**Do this:** Extract word for word the lines of the listing from its start to the line holding "plt.rcParams['font.family'] = ['Liberation", both ends kept; pictures are not part of the copy.

· · · · · · ·

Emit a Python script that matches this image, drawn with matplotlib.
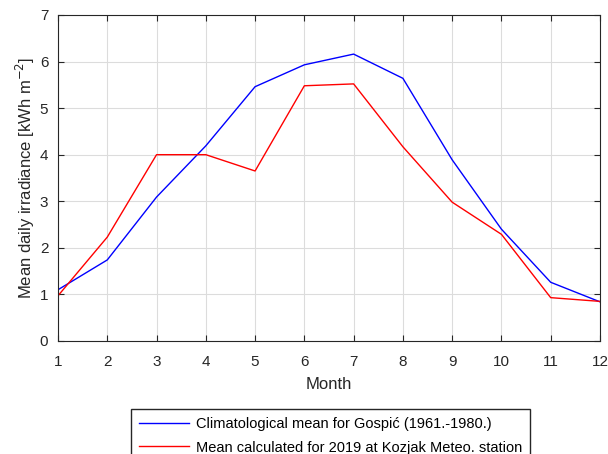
import numpy as np
import matplotlib.pyplot as plt

plt.rcParams['font.family'] = ['Liberation Sans', 'DejaVu Sans']

# monthly mean daily irradiance (kWh m^-2)
months = np.arange(1, 13)
clim_gospic = [1.10, 1.74, 3.09, 4.19, 5.46, 5.93, 6.16, 5.64, 3.89, 2.40, 1.26, 0.84]
kozjak_2019 = [0.97, 2.23, 4.00, 4.00, 3.65, 5.48, 5.52, 4.17, 2.98, 2.29, 0.93, 0.85]

lab_clim = 'Climatological mean for Gospić (1961.-1980.)'
lab_koz = 'Mean calculated for 2019 at Kozjak Meteo. station'

fig = plt.figure(figsize=(6.08, 4.54), dpi=100)
ax = fig.add_axes([0.0954, 0.249, 0.8914, 0.718])

ax.plot(months, clim_gospic, color='#0000ff', lw=1.0, label=lab_clim)
ax.plot(months, kozjak_2019, color='#ff0000', lw=1.0, label=lab_koz)

ax.set_xlim(1, 12)
ax.set_ylim(0, 7)
ax.set_xticks(months)
ax.set_yticks(range(0, 8))
ax.grid(True, color='#dcdcdc', lw=0.8)
ax.set_axisbelow(True)
ax.tick_params(direction='in', top=True, right=True, length=4,
               labelsize=11, colors='#262626')
ax.tick_params(axis='x', pad=10)
ax.tick_params(axis='y', pad=7)
for s in ax.spines.values():
    s.set_color('#262626')
    s.set_linewidth(0.8)

ax.set_xlabel('Month', fontsize=12, color='#262626', labelpad=6)
ax.set_ylabel(r'Mean daily irradiance [kWh m$^{-2}$]', fontsize=12,
              color='#262626', labelpad=2)

fig.legend(loc='upper left', bbox_to_anchor=(0.2155, 0.0991),
           bbox_transform=fig.transFigure, fontsize=10.5, frameon=True,
           fancybox=False, edgecolor='#262626', framealpha=1,
           handlelength=3.4, handletextpad=0.5, borderpad=0.55,
           labelspacing=0.65, borderaxespad=0)

fig.savefig('out.png', dpi=100, facecolor='white')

· · · · · · ·

**The answer:**
Emit a Python script that matches this image, drawn with matplotlib.
import numpy as np
import matplotlib.pyplot as plt

plt.rcParams['font.family'] = ['Liberation Sans', 'DejaVu Sans']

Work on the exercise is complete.